[start of Data block]

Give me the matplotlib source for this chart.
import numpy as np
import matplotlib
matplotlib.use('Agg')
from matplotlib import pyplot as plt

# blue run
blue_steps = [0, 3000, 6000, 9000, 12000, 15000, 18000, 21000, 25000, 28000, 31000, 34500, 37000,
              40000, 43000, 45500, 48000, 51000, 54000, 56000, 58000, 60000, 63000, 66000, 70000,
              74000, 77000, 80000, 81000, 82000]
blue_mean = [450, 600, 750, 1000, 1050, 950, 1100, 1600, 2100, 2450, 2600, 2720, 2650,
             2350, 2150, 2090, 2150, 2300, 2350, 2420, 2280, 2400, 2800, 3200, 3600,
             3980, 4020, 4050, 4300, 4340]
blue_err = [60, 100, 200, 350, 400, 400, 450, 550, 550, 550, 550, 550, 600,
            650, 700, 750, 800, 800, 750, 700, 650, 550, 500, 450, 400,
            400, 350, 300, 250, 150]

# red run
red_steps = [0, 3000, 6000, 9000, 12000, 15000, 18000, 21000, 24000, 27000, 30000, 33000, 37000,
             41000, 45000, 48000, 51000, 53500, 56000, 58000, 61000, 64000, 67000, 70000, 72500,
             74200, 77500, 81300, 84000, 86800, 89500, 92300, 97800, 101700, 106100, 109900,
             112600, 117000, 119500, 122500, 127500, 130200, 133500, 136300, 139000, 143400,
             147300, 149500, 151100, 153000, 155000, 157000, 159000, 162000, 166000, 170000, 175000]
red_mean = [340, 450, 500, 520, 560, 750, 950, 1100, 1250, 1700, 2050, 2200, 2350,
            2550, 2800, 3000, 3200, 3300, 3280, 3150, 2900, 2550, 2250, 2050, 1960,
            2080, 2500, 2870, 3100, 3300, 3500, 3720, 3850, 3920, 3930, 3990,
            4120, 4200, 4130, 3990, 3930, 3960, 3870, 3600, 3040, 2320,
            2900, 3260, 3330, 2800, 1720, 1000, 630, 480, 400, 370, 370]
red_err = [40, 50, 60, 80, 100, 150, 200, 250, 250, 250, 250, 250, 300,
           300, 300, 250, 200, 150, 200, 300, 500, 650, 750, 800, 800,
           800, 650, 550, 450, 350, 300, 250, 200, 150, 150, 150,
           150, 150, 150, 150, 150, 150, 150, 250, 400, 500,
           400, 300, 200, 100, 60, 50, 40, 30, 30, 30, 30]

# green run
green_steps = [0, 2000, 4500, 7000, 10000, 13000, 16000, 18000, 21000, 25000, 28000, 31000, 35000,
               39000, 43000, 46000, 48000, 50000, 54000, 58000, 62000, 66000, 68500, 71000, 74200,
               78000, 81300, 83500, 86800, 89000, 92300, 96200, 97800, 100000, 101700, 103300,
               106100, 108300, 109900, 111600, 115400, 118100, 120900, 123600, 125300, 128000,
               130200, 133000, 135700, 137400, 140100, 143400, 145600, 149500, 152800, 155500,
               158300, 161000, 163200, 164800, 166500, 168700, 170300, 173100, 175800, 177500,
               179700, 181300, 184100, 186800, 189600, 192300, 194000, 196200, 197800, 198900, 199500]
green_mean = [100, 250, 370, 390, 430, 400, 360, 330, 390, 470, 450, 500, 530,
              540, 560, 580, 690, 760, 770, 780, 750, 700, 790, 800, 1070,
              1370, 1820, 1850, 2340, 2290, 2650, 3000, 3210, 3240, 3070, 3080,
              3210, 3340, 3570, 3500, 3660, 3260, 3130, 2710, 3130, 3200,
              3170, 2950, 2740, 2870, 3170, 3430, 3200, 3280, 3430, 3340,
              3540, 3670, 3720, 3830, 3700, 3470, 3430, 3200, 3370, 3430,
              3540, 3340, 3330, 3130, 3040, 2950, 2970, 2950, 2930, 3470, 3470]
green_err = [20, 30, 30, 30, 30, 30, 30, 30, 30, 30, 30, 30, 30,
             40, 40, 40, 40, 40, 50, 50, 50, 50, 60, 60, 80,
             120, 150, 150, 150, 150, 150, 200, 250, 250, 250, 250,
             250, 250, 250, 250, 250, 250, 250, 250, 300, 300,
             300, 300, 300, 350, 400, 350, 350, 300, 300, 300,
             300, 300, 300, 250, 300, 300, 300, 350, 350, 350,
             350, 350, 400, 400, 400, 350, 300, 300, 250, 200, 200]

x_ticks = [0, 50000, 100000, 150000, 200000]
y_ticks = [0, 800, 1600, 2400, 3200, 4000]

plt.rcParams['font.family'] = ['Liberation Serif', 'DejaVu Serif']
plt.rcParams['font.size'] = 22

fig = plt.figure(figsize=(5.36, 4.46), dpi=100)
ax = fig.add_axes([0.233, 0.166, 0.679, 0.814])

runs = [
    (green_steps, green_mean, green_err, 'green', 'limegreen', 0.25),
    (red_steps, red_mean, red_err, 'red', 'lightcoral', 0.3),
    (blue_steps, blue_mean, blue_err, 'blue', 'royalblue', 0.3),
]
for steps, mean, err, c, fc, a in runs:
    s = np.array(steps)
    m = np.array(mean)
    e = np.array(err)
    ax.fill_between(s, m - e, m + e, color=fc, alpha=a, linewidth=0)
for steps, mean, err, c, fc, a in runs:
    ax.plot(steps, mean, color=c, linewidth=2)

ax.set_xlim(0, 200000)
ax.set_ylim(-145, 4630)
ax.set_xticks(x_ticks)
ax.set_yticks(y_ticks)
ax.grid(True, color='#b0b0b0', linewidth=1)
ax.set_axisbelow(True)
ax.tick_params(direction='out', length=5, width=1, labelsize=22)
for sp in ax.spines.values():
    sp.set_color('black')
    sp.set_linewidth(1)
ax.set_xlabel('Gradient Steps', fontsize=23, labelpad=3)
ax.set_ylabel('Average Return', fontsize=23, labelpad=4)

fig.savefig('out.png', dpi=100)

[end of Data block]

Instructions to follow:
Beginning at the top of the data, extract each line through the line containing "400, 350, 300, 250, 150]" and return those lines exactly, with nothing added.

Final result:
Give me the matplotlib source for this chart.
import numpy as np
import matplotlib
matplotlib.use('Agg')
from matplotlib import pyplot as plt

# blue run
blue_steps = [0, 3000, 6000, 9000, 12000, 15000, 18000, 21000, 25000, 28000, 31000, 34500, 37000,
              40000, 43000, 45500, 48000, 51000, 54000, 56000, 58000, 60000, 63000, 66000, 70000,
              74000, 77000, 80000, 81000, 82000]
blue_mean = [450, 600, 750, 1000, 1050, 950, 1100, 1600, 2100, 2450, 2600, 2720, 2650,
             2350, 2150, 2090, 2150, 2300, 2350, 2420, 2280, 2400, 2800, 3200, 3600,
             3980, 4020, 4050, 4300, 4340]
blue_err = [60, 100, 200, 350, 400, 400, 450, 550, 550, 550, 550, 550, 600,
            650, 700, 750, 800, 800, 750, 700, 650, 550, 500, 450, 400,
            400, 350, 300, 250, 150]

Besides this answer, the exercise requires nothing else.